HQ: Avez-vous l’impression que les blockbusters d’épouvante d’aujourd’hui, qui ont souvent de bons budgets, sont de moindre qualité qu’autrefois?

LF: Le problème, c’est que quand on fait de l’horreur, la promotion se concentre sur le premier week-end au box-office. Il vous faut donc un fantôme ou une poupée maléfique. Souvent, on crée plus un produit que de l’art. Si on pense à un film comme Rosemary’s Baby, le film traitait de la libération sexuelle et de l’anxiété qui en découlait. C’était puissant. Aujourd’hui, on fait trop de films génériques ou de remakes qui, même lorsqu’ils sont bons, ne parlent plus du moment actuel. Si je pense, par exemple, à The Last House on the Left ou à The Texas Chain Saw Massacre, on y ressentait un côté hippie. On ne sent pas ça de la même façon dans leurs reprises.

Blackout Clay Von Carlowitz image film

HQ: À travers les années, vous avez souvent choisi à nouveau les mêmes acteurs. On reconnaît plusieurs de vos partenaires. À quel niveau est-ce important pour vous?

LF: Il y a une camaraderie qui survient derrière chaque film. Plusieurs réalisateurs fonctionnent comme ça. C’est peut-être aussi une façon de ne pas devoir convaincre de nouveaux visages de ce que je peux faire. J’aime bien travailler avec de nouvelles personnes aussi.

HQ: Vous êtes aussi un acteur très reconnu par les fans de films de genre.
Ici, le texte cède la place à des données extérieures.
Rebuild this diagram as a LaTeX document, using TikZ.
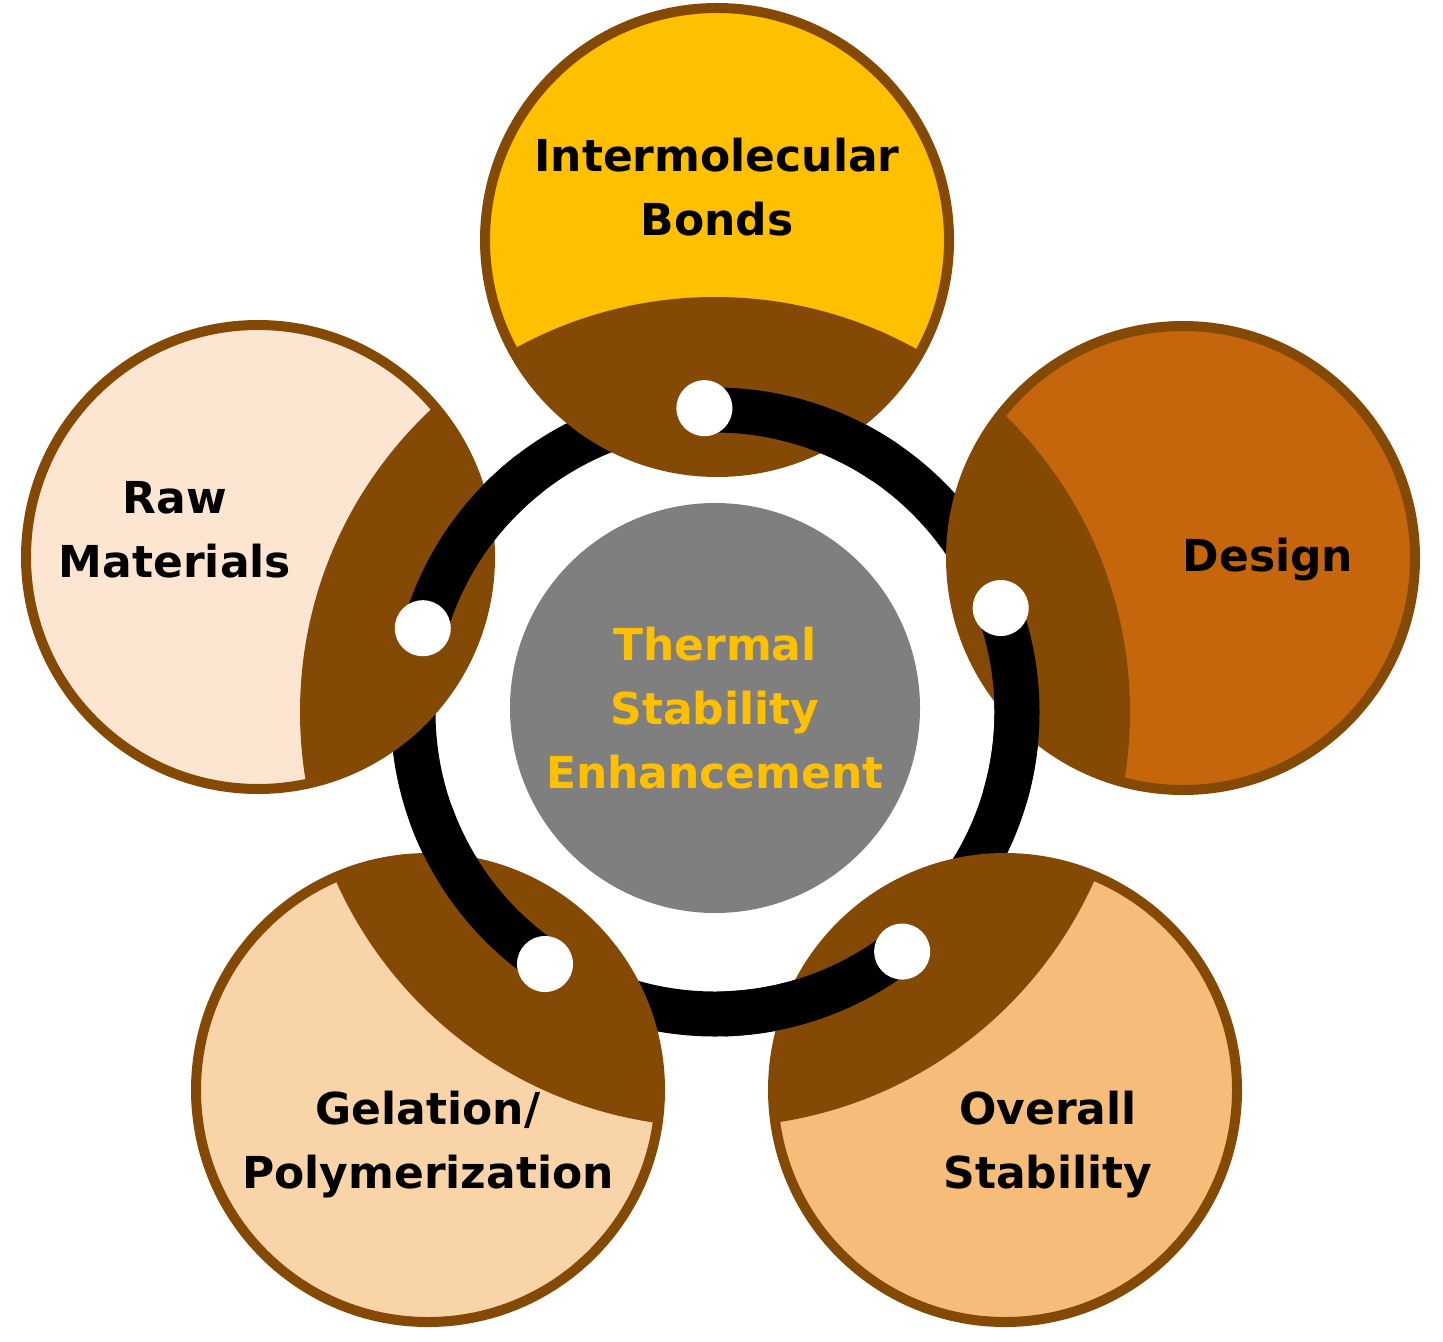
\documentclass[tikz,border=0pt]{standalone}
\usepackage{fontspec}
\setmainfont{DejaVu Sans}
\usetikzlibrary{calc}
\begin{document}
\begin{tikzpicture}[x=0.5pt,y=0.5pt,
  lab/.style={font=\bfseries\fontsize{22}{32}\selectfont,align=center,text=black},
  outl/.style={draw=brn,line width=5pt}]
\definecolor{brn}{HTML}{844A05}
\definecolor{gold}{HTML}{FFC000}
\definecolor{dsg}{HTML}{C5650C}
\definecolor{ovr}{HTML}{F6BC7A}
\definecolor{gel}{HTML}{F9D4A8}
\definecolor{raw}{HTML}{FCE6D2}
\definecolor{gry}{HTML}{7F7F7F}
\useasboundingbox (0,0) rectangle (1443,1341);
\coordinate (c) at (715,629);
% ring
\draw[line width=22.5pt] (c) circle (302);
% nodes
\foreach \n/\x/\y/\col in {top/717/1101/gold, des/1183/783/dsg, ovr/1005/251/ovr, gel/428/251/gel, raw/258/784/raw}{
  \coordinate (\n) at (\x,\y);
  \fill[\col] (\n) circle (232);
  \begin{scope}
    \clip (\n) circle (232);
    \fill[brn] (c) circle (415);
  \end{scope}
  \draw[outl] (\n) circle (232);
}
% ring arcs over nodes and holes
\foreach \a in {90,18,-54,-126,162}{
  \draw[line width=22.5pt,line cap=round] ($(c)+(\a:302)$) arc[start angle=\a,end angle=\a-34,radius=302];
  \fill[white] ($(c)+(\a+2:304)$) circle (28);
}
% centre
\node[circle,fill=gry,minimum size=410*0.5pt,inner sep=0pt] (ctr) at (715,633) {};
\node[lab,text=gold] at (ctr) {Thermal\\Stability\\Enhancement};
\node[lab] (t1) at (717,1154) {Intermolecular\\Bonds};
\node[lab] (t2) at (175,811) {Raw\\Materials};
\node[lab] (t3) at (1268,781) {Design};
\node[lab] (t4) at (1048,196) {Overall\\Stability};
\node[lab] (t5) at (428,196) {Gelation/\\Polymerization};
\end{tikzpicture}
\end{document}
Je me demandais si un cinéaste vous avait inspiré sur un plateau à un point tel que vous souhaitiez lui ressembler.

LF: J’ai été dans deux films de Martin Scorsese et j’ai eu la chance d’observer deux artistes que j’adorais travailler ensemble. Je parle de lui et de De Niro. Marty est généreux et il va chercher le meilleur de ses acteurs en les mettant à l’aise. J’aime chaque réalisateur. Ils sont tous différents. Ted Geoghegan [Brooklyn 45] est si présent et chaleureux que ça vous inspire forcément.


Blackout sera à nouveau diffusé le 27 juillet dans le cadre du festival de Fantasia.